I always get a buzz when we pass the sign at the start of the climb signalling that the ‘Col’ is ‘Ouvert’, even though I had no intention of going to the summit this time around.
The ride up was beautiful and apart from a very occasional car and other cyclists the road was effectively empty, to the extent that it almost felt at times as if we were on a cycle path.
As I had hoped, the layers quickly came off and we found ourselves wrapping our jackets around our handlebars & rolling up our sleeves, just enjoying the sun.
The views on the ride up from Sault are beautiful & even more so at this time of year as many of the trees have lost their leaves allowing you a glimpse of normally hidden vistas.
The colours were also spectacular with the trees seeming to stand on an orange and gold carpet, having shed a lot of their leaves in the recent Mistral.
With so many things to distract you, it does tend to take your mind off the climb itself and we quickly reached the viewpoint, stopping for a few minutes of absolute peace to enjoy the magnificent views back across to Sault and beyond into the ‘Alpes de Haute Provence’, before heading on & covering the last few kilometres to Chalet Reynard for a well-deserved coffee stop.
I do love stopping here, it always has a gentle buzz & has the feel of a restaurant on the ski-slopes, with people settling down to enjoy a break in the midst of an active day. It’s also inevitably a great place for some serious bike spotting & almost certainly some bike-envy – although for some reason Miss Daisy doesn’t seem to get a second glance!
From Chalet Reynard we took the route back down the mountain towards Bedoin, a shorter but much steeper route than the climb we had done and looking at the looks on the faces of some of the cyclists heading up I may give that route a miss for a while yet.
It’s a nice route down, but without the expansive views of the climb up as it winds steeply down through woodland with occasional clearings offering a view back up to the summit…..
Before opening out with beautiful views across cherry orchards and vineyards a few kilometres above Bedoin.
Bedoin is a great town and is always filled with cyclists about to tackle or having just finished tackling the Mountain, but we turned off before we reached it, heading through the vineyards ……..

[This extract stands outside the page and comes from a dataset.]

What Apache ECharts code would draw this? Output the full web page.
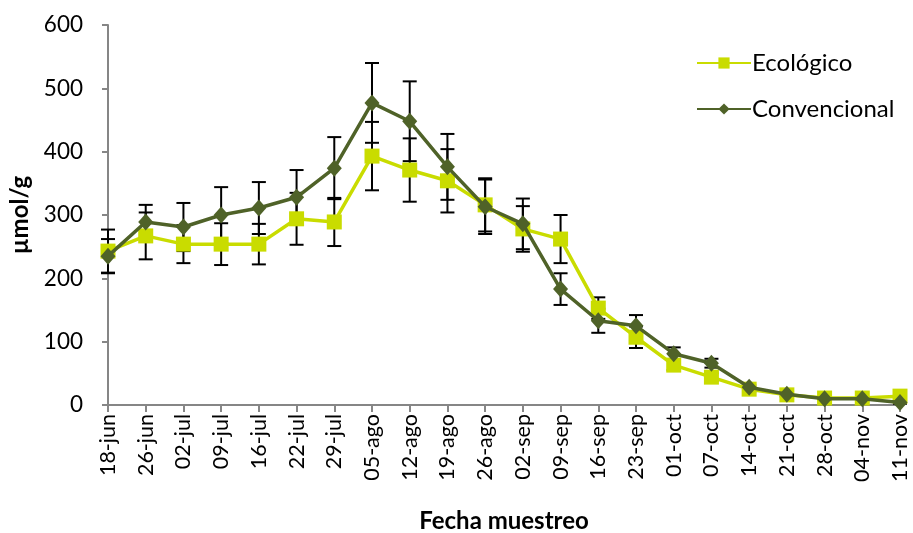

Towards the pretty village of Flassan…..
And on to Ville-Sur-Auzon, where we started to head along the road that runs through the Gorges de La Nesque, bizarrely edged with neatly trimmed hedges, shaped almost like lego-bricks.
I’ve only ever come down through the Gorges before, which is effectively a 20km gentle free-wheel, so I wasn’t sure how I would get on climbing up the same distance. But I needn’t have worried as it’s a very gentle climb and again the views are spectacular, helping the kilometres disappear.
Towards the top of the climb the road runs through tunnels that have been cut from the rock…….
Before it reaches the viewpoint at the entrance to the Gorges, which sits above the road and gives you the chance to look back along the sinuous route that disappears into the distance.
The road then drops down past the pretty village of Monieux, before climbing gently back into Sault, past the striking Memorial to the local Resistance members who lost their lives during WW2.
The whole ride is a shade over 70km long with a total climb of over 1500m, which are not the stats that would normally encourage me to do a particular route……. but this was wonderful and I can honestly say that it was a truly beautiful ride and I had a smile on my face the whole day.
I make no apologies for saying that I love cycling here and sadly (for many reasons) I hardly ever get out on my bike when I’m back in the UK so find myself counting the days until I return.
I can best describe it that cycling in Provence just makes my heart sing, but this particular route truly made me grin ‘from the inside out’ and personally I can’t wait to have the chance to do it again.